The future of Harvard's own peace corps, Monro said, continues to depend on the direction the Kennedy program takes. Negotiations are going on with the national Peace Corps and the Federal government. Monro said that he "can't tell what kind of training program we'll have or who is going to pay for it." He noted that the College "would very much like to run a training program here this summer and next year."
A White House summary of the report that R. Sargent Shriver, Jr., the director of the national Peace Corps, submitted to President Kennedy, said that the Federal program would operate in part "through arrangements with colleges, universities, or other educational institutions."
The report cited several advantages of working through universities, including the school's ability to recruit "on the spot." And, it said, "the Peace Corps can help the universities by giving new purpose to the student during his years of study."
Since overseas work is "a new and peripheral field" for colleges, the schools would need the help of the Peace Corps staff, the report added. It did, however, point out the advantages of a "decentralized" operation.
Shriver's report said that the Peace Corps training should be integrated "so far as possible" into college curricula, and that final orientation programs should also be established, "using college and university facilities whenever possible."

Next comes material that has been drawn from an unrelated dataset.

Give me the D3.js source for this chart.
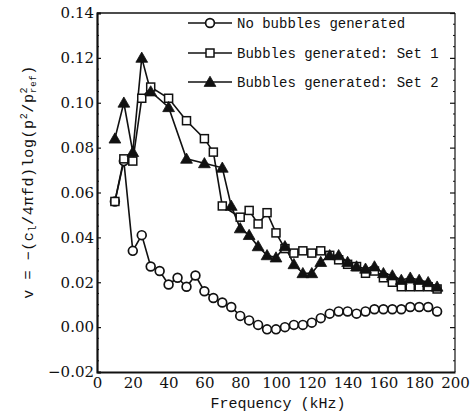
<!DOCTYPE html>
<html>
<head>
<meta charset="utf-8">
<script src="https://cdn.jsdelivr.net/npm/d3@7"></script>
<style>
  html, body { margin: 0; padding: 0; background: #fff; }
  svg { display: block; }
  text { fill: #111; }
</style>
</head>
<body>
<svg id="chart" width="475" height="415"></svg>
<script>
// Attenuation-type quantity v versus frequency, three measurement conditions
const freqNoBubbles = [10,15,20,25,30,35,40,45,50,55,60,65,70,75,80,85,90,95,100,105,110,115,120,125,130,135,140,145,150,155,160,165,170,175,180,185,190];
const valNoBubbles  = [0.056,0.074,0.034,0.041,0.027,0.025,0.019,0.022,0.018,0.023,0.016,0.013,0.011,0.009,0.005,0.003,0.001,-0.001,-0.001,0.000,0.001,0.001,0.002,0.004,0.006,0.007,0.007,0.006,0.007,0.008,0.008,0.008,0.008,0.009,0.009,0.009,0.007];

const freqSet1 = [10,15,20,25,30,40,50,60,65,70,80,85,90,95,100,105,110,115,120,125,130,135,140,145,150,155,160,165,170,175,180,185,190];
const valSet1  = [0.056,0.075,0.074,0.102,0.107,0.102,0.092,0.084,0.078,0.054,0.049,0.052,0.046,0.051,0.042,0.035,0.033,0.034,0.033,0.034,0.032,0.030,0.028,0.027,0.024,0.025,0.022,0.020,0.018,0.018,0.018,0.018,0.017];

const freqSet2 = [10,15,20,25,30,40,50,60,70,75,80,85,90,95,100,105,110,115,120,125,130,135,140,145,150,155,160,165,170,175,180,185,190];
const valSet2  = [0.084,0.100,0.078,0.120,0.105,0.098,0.075,0.073,0.071,0.054,0.044,0.041,0.036,0.032,0.031,0.036,0.028,0.024,0.024,0.029,0.032,0.032,0.029,0.027,0.026,0.027,0.024,0.023,0.021,0.022,0.021,0.020,0.018];

const seriesNames = ["No bubbles generated", "Bubbles generated: Set 1", "Bubbles generated: Set 2"];
const xTicks = [0,20,40,60,80,100,120,140,160,180,200];
const yTicks = [-0.02,0.00,0.02,0.04,0.06,0.08,0.10,0.12,0.14];

(function () {
  const series = [
    { name: seriesNames[0], x: freqNoBubbles, y: valNoBubbles, shape: "circle" },
    { name: seriesNames[1], x: freqSet1, y: valSet1, shape: "square" },
    { name: seriesNames[2], x: freqSet2, y: valSet2, shape: "triangle" }
  ];

  const svg = d3.select("#chart");
  const pL = 97, pR = 455, pT = 13, pB = 372;
  const x = d3.scaleLinear().domain([0, 200]).range([pL, pR]);
  const y = d3.scaleLinear().domain([-0.02, 0.14]).range([pB, pT]);

  const ink = "#111";
  const numFont = "'DejaVu Serif', 'Liberation Serif', serif";
  const textFont = "'Liberation Mono', 'DejaVu Sans Mono', monospace";

  // Plot frame
  svg.append("line").attr("x1", pL).attr("x2", pR).attr("y1", pT).attr("y2", pT)
    .attr("stroke", ink).attr("stroke-width", 1.6);
  svg.append("line").attr("x1", pR).attr("x2", pR).attr("y1", pT).attr("y2", pB)
    .attr("stroke", ink).attr("stroke-width", 1.2);

  // Left axis: inward ticks with minor subdivisions
  const yAxisL = d3.axisRight(y).tickValues(yTicks).tickSize(4).tickFormat("");
  const gL = svg.append("g").attr("transform", `translate(${pL},0)`).call(yAxisL);
  gL.select(".domain").attr("stroke", ink).attr("stroke-width", 2.2);
  gL.selectAll(".tick line").attr("stroke", ink).attr("stroke-width", 1.2);

  const minorY = d3.range(-0.015, 0.14, 0.005).filter(v => Math.abs(Math.round(v * 50) - v * 50) > 1e-6);
  svg.append("g").selectAll("line").data(minorY).join("line")
    .attr("x1", pL).attr("x2", pL + 2).attr("y1", d => y(d)).attr("y2", d => y(d))
    .attr("stroke", ink).attr("stroke-width", 1);

  // Right axis: inward ticks
  const yAxisR = d3.axisLeft(y).tickValues(yTicks).tickSize(5).tickFormat("");
  const gR = svg.append("g").attr("transform", `translate(${pR},0)`).call(yAxisR);
  gR.select(".domain").remove();
  gR.selectAll(".tick line").attr("stroke", ink).attr("stroke-width", 1.2);
  svg.append("g").selectAll("line").data(minorY).join("line")
    .attr("x1", pR).attr("x2", pR - 2).attr("y1", d => y(d)).attr("y2", d => y(d))
    .attr("stroke", ink).attr("stroke-width", 1);

  // Y tick labels
  svg.append("g").selectAll("text").data(yTicks).join("text")
    .attr("x", pL - 3).attr("y", d => y(d)).attr("dy", "0.35em")
    .attr("text-anchor", "end")
    .style("font-family", numFont).style("font-size", "15px")
    .text(d => d3.format(".2f")(d).replace("-", "\u2212"));

  // Bottom axis
  const xAxis = d3.axisBottom(x).tickValues(xTicks).tickSize(0).tickPadding(5).tickFormat(d3.format("d"));
  const gB = svg.append("g").attr("transform", `translate(0,${pB})`).call(xAxis);
  gB.select(".domain").attr("stroke", ink).attr("stroke-width", 2.2);
  gB.selectAll("text").style("font-family", numFont).style("font-size", "15px").attr("fill", ink);

  // Axis titles
  svg.append("text")
    .attr("x", 278).attr("y", 408)
    .attr("text-anchor", "middle")
    .style("font-family", textFont).style("font-size", "15px")
    .text("Frequency (kHz)");

  const yt = svg.append("text")
    .attr("transform", `translate(33,182) rotate(-90)`)
    .attr("text-anchor", "middle")
    .style("font-family", textFont).style("font-size", "15px")
    .style("letter-spacing", "0.6px");
  yt.append("tspan").text("v = \u2212(c");
  yt.append("tspan").attr("dy", 3).style("font-size", "10px").text("l");
  yt.append("tspan").attr("dy", -3).text("/4\u03c0fd)log(p");
  yt.append("tspan").attr("dy", -6).style("font-size", "10px").text("2");
  yt.append("tspan").attr("dy", 6).text("/p");
  yt.append("tspan").attr("dy", -6).style("font-size", "10px").text("2");
  yt.append("tspan").attr("dy", 9).attr("dx", -6).style("font-size", "9px").text("ref");
  yt.append("tspan").attr("dy", -3).text(")");

  // Marker drawing
  function drawMarker(g, shape, cx, cy) {
    if (shape === "circle") {
      g.append("circle").attr("cx", cx).attr("cy", cy).attr("r", 4.4)
        .attr("fill", "#fff").attr("stroke", ink).attr("stroke-width", 1.7);
    } else if (shape === "square") {
      g.append("rect").attr("x", cx - 4).attr("y", cy - 4).attr("width", 8).attr("height", 8)
        .attr("fill", "#fff").attr("stroke", ink).attr("stroke-width", 1.5);
    } else {
      const sym = d3.symbol().type(d3.symbolTriangle).size(60);
      g.append("path").attr("d", sym()).attr("transform", `translate(${cx},${cy + 1})`)
        .attr("fill", ink).attr("stroke", ink).attr("stroke-width", 0.8);
    }
  }

  const line = d3.line().x(d => x(d[0])).y(d => y(d[1]));

  series.forEach(s => {
    const pts = s.x.map((f, i) => [f, s.y[i]]);
    svg.append("path").datum(pts).attr("d", line)
      .attr("fill", "none").attr("stroke", ink).attr("stroke-width", 1.6);
  });
  series.forEach(s => {
    const g = svg.append("g");
    s.x.forEach((f, i) => drawMarker(g, s.shape, x(f), y(s.y[i])));
  });

  // Legend
  const legY = [23, 53, 82];
  series.forEach((s, i) => {
    const g = svg.append("g");
    g.append("line").attr("x1", 188).attr("x2", 232).attr("y1", legY[i]).attr("y2", legY[i])
      .attr("stroke", ink).attr("stroke-width", 1.6);
    drawMarker(g, s.shape, 210, legY[i]);
    g.append("text").attr("x", 237).attr("y", legY[i]).attr("dy", "0.35em")
      .style("font-family", textFont).style("font-size", "14px")
      .text(s.name);
  });
})();
</script>
</body>
</html>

Funds provided under the Mutual Security Act within the discretion of the President and the Secretary of State are the only immediately available source of finances, the report said. It urged that Congress authorize the Peace Corps to receive contributions from "businesses, unions, civic organizations, and the public at large," and pointed out that foreign currency accumulated by the sale of American food surpluses might be used to pay host country expenses.
The report said other financial aid might come from participating bodies, including the host countries and the universities.